Stated exercise: The material below should be written out in full and exactly; pictures stay out of the copy.

Data segment:
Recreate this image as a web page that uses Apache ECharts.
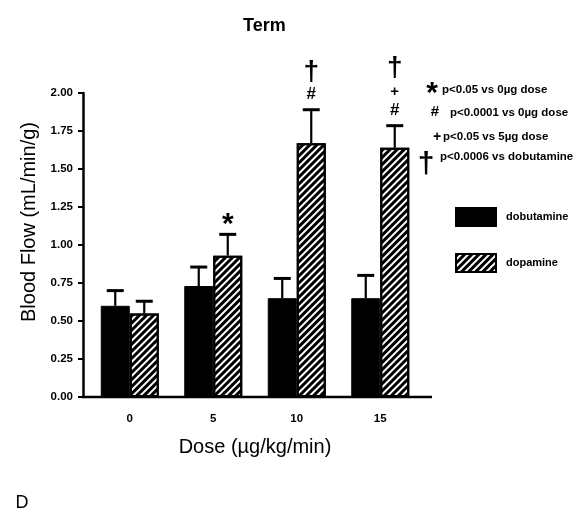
<!DOCTYPE html>
<html>
<head>
<meta charset="utf-8">
<script src="https://cdn.jsdelivr.net/npm/echarts@6/dist/echarts.min.js"></script>
<style>
  html, body { margin: 0; padding: 0; background: #fff; }
  #main { width: 585px; height: 517px; }
</style>
</head>
<body>
<div id="main"></div>
<script>
// data
var doses = ['0', '5', '10', '15'];
var dobutamine = [0.60, 0.73, 0.65, 0.65];
var dobutamineErr = [0.10, 0.125, 0.13, 0.15];
var dopamine = [0.55, 0.93, 1.67, 1.64];
var dopamineErr = [0.08, 0.14, 0.22, 0.145];
// significance marks above dopamine bars, bottom to top
var dopamineMarks = [[], ['*'], ['#', '†'], ['#', '+', '†']];
var yTicks = [0, 0.25, 0.5, 0.75, 1, 1.25, 1.5, 1.75, 2];

var FONT = '"Liberation Sans", Arial, sans-serif';
var BAR_W = 29;

var chart = echarts.init(document.getElementById('main'), null, { renderer: 'canvas' });

function errData(means, errs) {
  return means.map(function (m, i) { return [i, m, m + errs[i]]; });
}

// mark glyph sizes: font, box height
var markStyle = {
  '*': { font: 'bold 30px ' + FONT, h: 20, dy: 6 },
  '#': { font: 'bold 17px ' + FONT, h: 18, dy: 0 },
  '+': { font: 'bold 15px ' + FONT, h: 20, dy: 0 },
  '†': { font: 'bold 28px ' + FONT, h: 30, dy: 2 }
};

function makeErrRender(offset, marks) {
  return function (params, api) {
    var idx = api.value(0);
    var base = api.coord([idx, api.value(1)]);
    var top = api.coord([idx, api.value(2)]);
    var x = base[0] + offset;
    var children = [
      { type: 'line', shape: { x1: x, y1: base[1], x2: x, y2: top[1] },
        style: { stroke: '#000', lineWidth: 2.2 } },
      { type: 'line', shape: { x1: x - 8.5, y1: top[1], x2: x + 8.5, y2: top[1] },
        style: { stroke: '#000', lineWidth: 3 } }
    ];
    if (marks) {
      var cursor = top[1] - 6;
      marks[idx].forEach(function (m) {
        var st = markStyle[m];
        var cy = cursor - st.h / 2;
        children.push({
          type: 'text',
          style: { text: m, x: x, y: cy + st.dy, font: st.font, fill: '#000',
                   align: 'center', verticalAlign: 'middle' }
        });
        cursor -= st.h;
      });
    }
    return { type: 'group', children: children };
  };
}

var keyFont = 'bold 11.5px ' + FONT;

var option = {
  backgroundColor: '#fff',
  animation: false,
  title: {
    text: 'Term',
    left: 238,
    top: 12,
    textStyle: { fontFamily: FONT, fontSize: 18, fontWeight: 'bold', color: '#000' }
  },
  legend: {
    data: ['dobutamine', 'dopamine'],
    orient: 'vertical',
    left: 450,
    top: 202,
    itemWidth: 40,
    itemHeight: 18,
    itemGap: 26,
    icon: 'rect',
    selectedMode: false,
    textStyle: { fontFamily: FONT, fontSize: 11, fontWeight: 'bold', color: '#000', padding: [0, 0, 0, 5] }
  },
  grid: { left: 88, right: 163, top: 93, bottom: 120 },
  xAxis: {
    type: 'category',
    data: doses,
    axisLine: { show: false },
    axisTick: { show: false },
    axisLabel: { margin: 16, fontFamily: FONT, fontSize: 11.5, fontWeight: 'bold', color: '#000' }
  },
  yAxis: {
    type: 'value',
    min: 0,
    max: 2,
    interval: 0.25,
    offset: 5,
    splitLine: { show: false },
    axisLine: { show: true, lineStyle: { color: '#000', width: 2.5 } },
    axisTick: { show: true, length: 5, lineStyle: { color: '#000', width: 2 } },
    axisLabel: {
      margin: 10, fontFamily: FONT, fontSize: 11.5, fontWeight: 'bold', color: '#000',
      formatter: function (v) { return yTicks.indexOf(v) >= 0 ? v.toFixed(2) : ''; }
    }
  },
  series: [
    {
      name: 'dobutamine',
      type: 'bar',
      data: dobutamine,
      barWidth: BAR_W,
      barGap: '0%',
      itemStyle: { color: '#000', borderColor: '#000', borderWidth: 1 }
    },
    {
      name: 'dopamine',
      type: 'bar',
      data: dopamine,
      barWidth: BAR_W,
      barGap: '0%',
      itemStyle: {
        color: '#fff',
        borderColor: '#000',
        borderWidth: 2,
        decal: {
          symbol: 'rect',
          symbolSize: 1,
          color: '#000',
          dashArrayX: [1, 0],
          dashArrayY: [2.5, 2],
          rotation: -Math.PI / 4
        }
      }
    },
    {
      type: 'custom',
      renderItem: makeErrRender(-BAR_W / 2, null),
      data: errData(dobutamine, dobutamineErr),
      clip: false,
      z: 5,
      silent: true
    },
    {
      type: 'custom',
      renderItem: makeErrRender(BAR_W / 2, dopamineMarks),
      data: errData(dopamine, dopamineErr),
      clip: false,
      z: 5,
      silent: true
    }
  ],
  graphic: [
    // x axis baseline (runs slightly beyond the category band, as in the figure)
    { type: 'line', shape: { x1: 82, y1: 397, x2: 432, y2: 397 }, style: { stroke: '#000', lineWidth: 2.5 } },
    { type: 'text', x: 29, y: 222, rotation: Math.PI / 2,
      style: { text: 'Blood Flow (mL/min/g)', font: '20px ' + FONT, fill: '#000',
               align: 'center', verticalAlign: 'middle', textAlign: 'center', textVerticalAlign: 'middle' } },
    { type: 'text', x: 255, y: 447,
      style: { text: 'Dose (\u00b5g/kg/min)', font: '20px ' + FONT, fill: '#000',
               align: 'center', verticalAlign: 'middle', textAlign: 'center', textVerticalAlign: 'middle' } },
    { type: 'text', x: 22, y: 503,
      style: { text: 'D', font: '18px ' + FONT, fill: '#000',
               align: 'center', verticalAlign: 'middle', textAlign: 'center', textVerticalAlign: 'middle' } },
    // significance key
    { type: 'text', x: 432, y: 94, style: { text: '*', font: 'bold 30px ' + FONT, fill: '#000', align: 'center', verticalAlign: 'middle', textAlign: 'center', textVerticalAlign: 'middle' } },
    { type: 'text', x: 442, y: 90, style: { text: 'p<0.05 vs 0\u00b5g dose', font: keyFont, fill: '#000', align: 'left', verticalAlign: 'middle', textAlign: 'left', textVerticalAlign: 'middle' } },
    { type: 'text', x: 435, y: 112, style: { text: '#', font: 'bold 15px ' + FONT, fill: '#000', align: 'center', verticalAlign: 'middle', textAlign: 'center', textVerticalAlign: 'middle' } },
    { type: 'text', x: 450, y: 113, style: { text: 'p<0.0001 vs 0\u00b5g dose', font: keyFont, fill: '#000', align: 'left', verticalAlign: 'middle', textAlign: 'left', textVerticalAlign: 'middle' } },
    { type: 'text', x: 437, y: 137, style: { text: '+', font: 'bold 14px ' + FONT, fill: '#000', align: 'center', verticalAlign: 'middle', textAlign: 'center', textVerticalAlign: 'middle' } },
    { type: 'text', x: 443, y: 137, style: { text: 'p<0.05 vs 5\u00b5g dose', font: keyFont, fill: '#000', align: 'left', verticalAlign: 'middle', textAlign: 'left', textVerticalAlign: 'middle' } },
    { type: 'text', x: 426, y: 165, style: { text: '\u2020', font: 'bold 30px ' + FONT, fill: '#000', align: 'center', verticalAlign: 'middle', textAlign: 'center', textVerticalAlign: 'middle' } },
    { type: 'text', x: 440, y: 157, style: { text: 'p<0.0006 vs dobutamine', font: keyFont, fill: '#000', align: 'left', verticalAlign: 'middle', textAlign: 'left', textVerticalAlign: 'middle' } }
  ]
};

chart.setOption(option);
</script>
</body>
</html>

Task solution:
Recreate this image as a web page that uses Apache ECharts.
<!DOCTYPE html>
<html>
<head>
<meta charset="utf-8">
<script src="https://cdn.jsdelivr.net/npm/echarts@6/dist/echarts.min.js"></script>
<style>
  html, body { margin: 0; padding: 0; background: #fff; }
  #main { width: 585px; height: 517px; }
</style>
</head>
<body>
<div id="main"></div>
<script>
// data
var doses = ['0', '5', '10', '15'];
var dobutamine = [0.60, 0.73, 0.65, 0.65];
var dobutamineErr = [0.10, 0.125, 0.13, 0.15];
var dopamine = [0.55, 0.93, 1.67, 1.64];
var dopamineErr = [0.08, 0.14, 0.22, 0.145];
// significance marks above dopamine bars, bottom to top
var dopamineMarks = [[], ['*'], ['#', '†'], ['#', '+', '†']];
var yTicks = [0, 0.25, 0.5, 0.75, 1, 1.25, 1.5, 1.75, 2];

var FONT = '"Liberation Sans", Arial, sans-serif';
var BAR_W = 29;

var chart = echarts.init(document.getElementById('main'), null, { renderer: 'canvas' });

function errData(means, errs) {
  return means.map(function (m, i) { return [i, m, m + errs[i]]; });
}

// mark glyph sizes: font, box height
var markStyle = {
  '*': { font: 'bold 30px ' + FONT, h: 20, dy: 6 },
  '#': { font: 'bold 17px ' + FONT, h: 18, dy: 0 },
  '+': { font: 'bold 15px ' + FONT, h: 20, dy: 0 },
  '†': { font: 'bold 28px ' + FONT, h: 30, dy: 2 }
};

function makeErrRender(offset, marks) {
  return function (params, api) {
    var idx = api.value(0);
    var base = api.coord([idx, api.value(1)]);
    var top = api.coord([idx, api.value(2)]);
    var x = base[0] + offset;
    var children = [
      { type: 'line', shape: { x1: x, y1: base[1], x2: x, y2: top[1] },
        style: { stroke: '#000', lineWidth: 2.2 } },
      { type: 'line', shape: { x1: x - 8.5, y1: top[1], x2: x + 8.5, y2: top[1] },
        style: { stroke: '#000', lineWidth: 3 } }
    ];
    if (marks) {
      var cursor = top[1] - 6;
      marks[idx].forEach(function (m) {
        var st = markStyle[m];
        var cy = cursor - st.h / 2;
        children.push({
          type: 'text',
          style: { text: m, x: x, y: cy + st.dy, font: st.font, fill: '#000',
                   align: 'center', verticalAlign: 'middle' }
        });
        cursor -= st.h;
      });
    }
    return { type: 'group', children: children };
  };
}

var keyFont = 'bold 11.5px ' + FONT;

var option = {
  backgroundColor: '#fff',
  animation: false,
  title: {
    text: 'Term',
    left: 238,
    top: 12,
    textStyle: { fontFamily: FONT, fontSize: 18, fontWeight: 'bold', color: '#000' }
  },
  legend: {
    data: ['dobutamine', 'dopamine'],
    orient: 'vertical',
    left: 450,
    top: 202,
    itemWidth: 40,
    itemHeight: 18,
    itemGap: 26,
    icon: 'rect',
    selectedMode: false,
    textStyle: { fontFamily: FONT, fontSize: 11, fontWeight: 'bold', color: '#000', padding: [0, 0, 0, 5] }
  },
  grid: { left: 88, right: 163, top: 93, bottom: 120 },
  xAxis: {
    type: 'category',
    data: doses,
    axisLine: { show: false },
    axisTick: { show: false },
    axisLabel: { margin: 16, fontFamily: FONT, fontSize: 11.5, fontWeight: 'bold', color: '#000' }
  },
  yAxis: {
    type: 'value',
    min: 0,
    max: 2,
    interval: 0.25,
    offset: 5,
    splitLine: { show: false },
    axisLine: { show: true, lineStyle: { color: '#000', width: 2.5 } },
    axisTick: { show: true, length: 5, lineStyle: { color: '#000', width: 2 } },
    axisLabel: {
      margin: 10, fontFamily: FONT, fontSize: 11.5, fontWeight: 'bold', color: '#000',
      formatter: function (v) { return yTicks.indexOf(v) >= 0 ? v.toFixed(2) : ''; }
    }
  },
  series: [
    {
      name: 'dobutamine',
      type: 'bar',
      data: dobutamine,
      barWidth: BAR_W,
      barGap: '0%',
      itemStyle: { color: '#000', borderColor: '#000', borderWidth: 1 }
    },
    {
      name: 'dopamine',
      type: 'bar',
      data: dopamine,
      barWidth: BAR_W,
      barGap: '0%',
      itemStyle: {
        color: '#fff',
        borderColor: '#000',
        borderWidth: 2,
        decal: {
          symbol: 'rect',
          symbolSize: 1,
          color: '#000',
          dashArrayX: [1, 0],
          dashArrayY: [2.5, 2],
          rotation: -Math.PI / 4
        }
      }
    },
    {
      type: 'custom',
      renderItem: makeErrRender(-BAR_W / 2, null),
      data: errData(dobutamine, dobutamineErr),
      clip: false,
      z: 5,
      silent: true
    },
    {
      type: 'custom',
      renderItem: makeErrRender(BAR_W / 2, dopamineMarks),
      data: errData(dopamine, dopamineErr),
      clip: false,
      z: 5,
      silent: true
    }
  ],
  graphic: [
    // x axis baseline (runs slightly beyond the category band, as in the figure)
    { type: 'line', shape: { x1: 82, y1: 397, x2: 432, y2: 397 }, style: { stroke: '#000', lineWidth: 2.5 } },
    { type: 'text', x: 29, y: 222, rotation: Math.PI / 2,
      style: { text: 'Blood Flow (mL/min/g)', font: '20px ' + FONT, fill: '#000',
               align: 'center', verticalAlign: 'middle', textAlign: 'center', textVerticalAlign: 'middle' } },
    { type: 'text', x: 255, y: 447,
      style: { text: 'Dose (\u00b5g/kg/min)', font: '20px ' + FONT, fill: '#000',
               align: 'center', verticalAlign: 'middle', textAlign: 'center', textVerticalAlign: 'middle' } },
    { type: 'text', x: 22, y: 503,
      style: { text: 'D', font: '18px ' + FONT, fill: '#000',
               align: 'center', verticalAlign: 'middle', textAlign: 'center', textVerticalAlign: 'middle' } },
    // significance key
    { type: 'text', x: 432, y: 94, style: { text: '*', font: 'bold 30px ' + FONT, fill: '#000', align: 'center', verticalAlign: 'middle', textAlign: 'center', textVerticalAlign: 'middle' } },
    { type: 'text', x: 442, y: 90, style: { text: 'p<0.05 vs 0\u00b5g dose', font: keyFont, fill: '#000', align: 'left', verticalAlign: 'middle', textAlign: 'left', textVerticalAlign: 'middle' } },
    { type: 'text', x: 435, y: 112, style: { text: '#', font: 'bold 15px ' + FONT, fill: '#000', align: 'center', verticalAlign: 'middle', textAlign: 'center', textVerticalAlign: 'middle' } },
    { type: 'text', x: 450, y: 113, style: { text: 'p<0.0001 vs 0\u00b5g dose', font: keyFont, fill: '#000', align: 'left', verticalAlign: 'middle', textAlign: 'left', textVerticalAlign: 'middle' } },
    { type: 'text', x: 437, y: 137, style: { text: '+', font: 'bold 14px ' + FONT, fill: '#000', align: 'center', verticalAlign: 'middle', textAlign: 'center', textVerticalAlign: 'middle' } },
    { type: 'text', x: 443, y: 137, style: { text: 'p<0.05 vs 5\u00b5g dose', font: keyFont, fill: '#000', align: 'left', verticalAlign: 'middle', textAlign: 'left', textVerticalAlign: 'middle' } },
    { type: 'text', x: 426, y: 165, style: { text: '\u2020', font: 'bold 30px ' + FONT, fill: '#000', align: 'center', verticalAlign: 'middle', textAlign: 'center', textVerticalAlign: 'middle' } },
    { type: 'text', x: 440, y: 157, style: { text: 'p<0.0006 vs dobutamine', font: keyFont, fill: '#000', align: 'left', verticalAlign: 'middle', textAlign: 'left', textVerticalAlign: 'middle' } }
  ]
};

chart.setOption(option);
</script>
</body>
</html>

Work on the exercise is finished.